Singaporean state-owned investment firm Temasek’s issuance of $510m in private equity-backed bonds allowed the firm to extract liquidity from its portfolio through a partial sale, similar to a secondaries deal. PJT Partners/Park Hill’s Larry Thuet and Pablo Caló recently spoke to Secondaries Investor about how collateralised fund obligations can open up private equity to a wider investor base and how insurance firms can use the tool to reduce their risk-weighted asset exposure.
Are we seeing more appetite for deals like Temasek’s recent bond issuance?
Thuet: There’s definitely market interest in these deals. The press coverage has sparked interest among holders of private equity and new investors in the asset class. Strong demand for the notes proves that private equity provides a quality cashflow stream to securitise.
Various owners of private equity fund interests are natural sponsors of collateralised fund obligations (CFOs), but for many others they can provide an alternative to plain vanilla leverage or the means to make their balance sheets more efficient from both a return and a regulatory capital standpoint.
Why is securitisation something the industry should pay attention to?
Caló: A securitisation in essence is tranching the cashflows of a diversified portfolio of any sort of assets. What this does for private equity is that it enables a diverse set of investors to participate over time and across a broad selection of risk-return profiles and tenors.
It adds new capital to the industry, simplifies the securities the investors can hold (in the case of note holders) as opposed to having to become a limited partner in a fund. Furthermore, it provides liquidity to investors in case they want to sell such notes which can be freely tradeable, in contrast to the complexities of selling a limited partnership interest in a fund.
More importantly, securitisations of private equity provide a insight into an asset class that may not otherwise be visible to most non-specialist investors.
In Astrea III, the portfolio consisted of 34 mature private equity funds each with particular performance, draw-down and distribution patterns based on its maturity, terms and market conditions, but in the aggregate generating a relatively smooth cashflow curve.
[quote]Private equity was an asset class for institutional investors; suddenly it can become available … to high net worth individuals and institutions that need easy purchase and monetisation.[/quote]
Private equity was an asset class for institutional investors; suddenly it can become available, if not yet to the masses, at least to high net worth individuals and institutions that need easy purchase and monetisation. It opens up private equity for a completely different investor base, and this is a net benefit not only to the sponsor or the issuer who holds the assets and tranches them, but also to the underlying fund managers and the industry as a whole
“Supporting materials provided in the documentation and rating agency analysis [of such bonds] provide further support and transparency to a little understood asset class.”

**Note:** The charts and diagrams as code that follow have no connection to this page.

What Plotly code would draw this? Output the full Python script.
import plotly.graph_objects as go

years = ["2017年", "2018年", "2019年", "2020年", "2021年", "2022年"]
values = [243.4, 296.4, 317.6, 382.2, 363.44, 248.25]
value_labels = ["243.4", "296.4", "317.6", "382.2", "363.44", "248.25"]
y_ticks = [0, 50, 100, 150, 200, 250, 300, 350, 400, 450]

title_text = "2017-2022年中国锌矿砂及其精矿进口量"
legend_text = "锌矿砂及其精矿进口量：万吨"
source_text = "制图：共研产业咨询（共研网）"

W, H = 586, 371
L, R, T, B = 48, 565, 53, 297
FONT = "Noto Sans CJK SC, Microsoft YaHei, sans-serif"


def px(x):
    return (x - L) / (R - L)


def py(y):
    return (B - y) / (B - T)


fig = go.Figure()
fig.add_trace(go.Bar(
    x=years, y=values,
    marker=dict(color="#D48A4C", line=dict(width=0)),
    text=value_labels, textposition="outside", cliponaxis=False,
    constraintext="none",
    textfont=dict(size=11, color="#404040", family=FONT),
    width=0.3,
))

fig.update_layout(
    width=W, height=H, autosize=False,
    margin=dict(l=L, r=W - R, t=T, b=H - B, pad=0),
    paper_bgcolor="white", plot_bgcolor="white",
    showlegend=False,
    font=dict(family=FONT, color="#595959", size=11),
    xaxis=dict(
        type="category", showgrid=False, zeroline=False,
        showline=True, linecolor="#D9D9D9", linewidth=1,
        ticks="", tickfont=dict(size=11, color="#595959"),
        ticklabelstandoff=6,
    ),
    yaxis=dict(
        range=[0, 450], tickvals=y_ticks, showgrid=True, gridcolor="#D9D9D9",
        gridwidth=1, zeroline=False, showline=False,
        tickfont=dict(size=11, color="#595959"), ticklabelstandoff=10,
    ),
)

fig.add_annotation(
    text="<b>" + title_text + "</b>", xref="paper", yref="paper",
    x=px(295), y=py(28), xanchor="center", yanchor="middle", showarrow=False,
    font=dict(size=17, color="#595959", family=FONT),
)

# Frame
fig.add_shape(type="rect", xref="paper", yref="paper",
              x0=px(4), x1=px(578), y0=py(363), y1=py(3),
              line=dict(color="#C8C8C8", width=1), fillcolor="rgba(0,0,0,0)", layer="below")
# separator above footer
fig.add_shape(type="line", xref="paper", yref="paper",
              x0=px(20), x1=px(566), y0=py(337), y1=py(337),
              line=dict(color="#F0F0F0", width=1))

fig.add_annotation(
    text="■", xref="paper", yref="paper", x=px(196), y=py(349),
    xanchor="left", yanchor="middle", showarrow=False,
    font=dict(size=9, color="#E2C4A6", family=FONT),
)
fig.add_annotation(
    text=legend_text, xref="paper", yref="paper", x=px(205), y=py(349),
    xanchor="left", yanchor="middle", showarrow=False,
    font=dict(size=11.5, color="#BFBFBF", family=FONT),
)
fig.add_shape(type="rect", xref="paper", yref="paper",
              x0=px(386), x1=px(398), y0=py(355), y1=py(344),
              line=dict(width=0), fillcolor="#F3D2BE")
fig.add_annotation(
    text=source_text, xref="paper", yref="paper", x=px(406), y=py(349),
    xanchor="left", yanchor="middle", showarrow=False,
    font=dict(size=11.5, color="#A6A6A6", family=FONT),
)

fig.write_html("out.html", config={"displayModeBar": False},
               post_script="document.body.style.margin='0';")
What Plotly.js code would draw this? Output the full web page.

How does investing in CFOs differ from investing in listed private equity?
Caló: One, you are differentiating risk, and the equity, which is more similar to listed private equity, is now a levered equity base. It’s very different from a structuring standpoint – while [listed private equity] is plain vanilla, this is structured.
Two, investors can buy the notes and they know exactly what they’re buying because it has a fixed interest.
Three, investors in private equity are faced with market volatility and the market perception of private equity. Listed private equity has tended to trade at a discount and that has very negative implications for raising capital. These notes are fixed income instruments so by definition you know what you’re buying.
Thuet: What you’re taking is a portfolio of private equity which is illiquid, with a single type of cashflow and a single stream of cashflow which is return of equity. You can turn it into two, three, four, five or six forms of cashflow with different return profiles, different risks and different returns. That’s a very compelling feature.
Astrea III has 34 funds and more than 590 portfolio companies. How important is diversity in the underlying portfolio?
Thuet: That’s a very diversified portfolio with limited idiosyncratic risk or concentration, which is important to create the different tranches of debt and important to getting them rated. Diversification is a requirement but not a catalyst.
Caló: It is important to construct a portfolio that generates the right expected cashflow curve. You need diversification to build and to be comfortable with the distribution pattern from the portfolio.
How can insurance firms benefit from securitising their portfolios?
Thuet: For regulated financial institutions holding risky assets, it is the cost of the risk as much of the risk itself that needs to be considered. They’re required to hold back a significant amount more capital if they invest in equity versus debt. It’s about the regulatory regime in which they operate and the efficiency in which they can deploy the capital.
Larry Thuet is the head of Park Hill’s secondaries advisory group and is based in Chicago and New York, and Pablo Caló is a managing director in the group, based in the firm’s London office.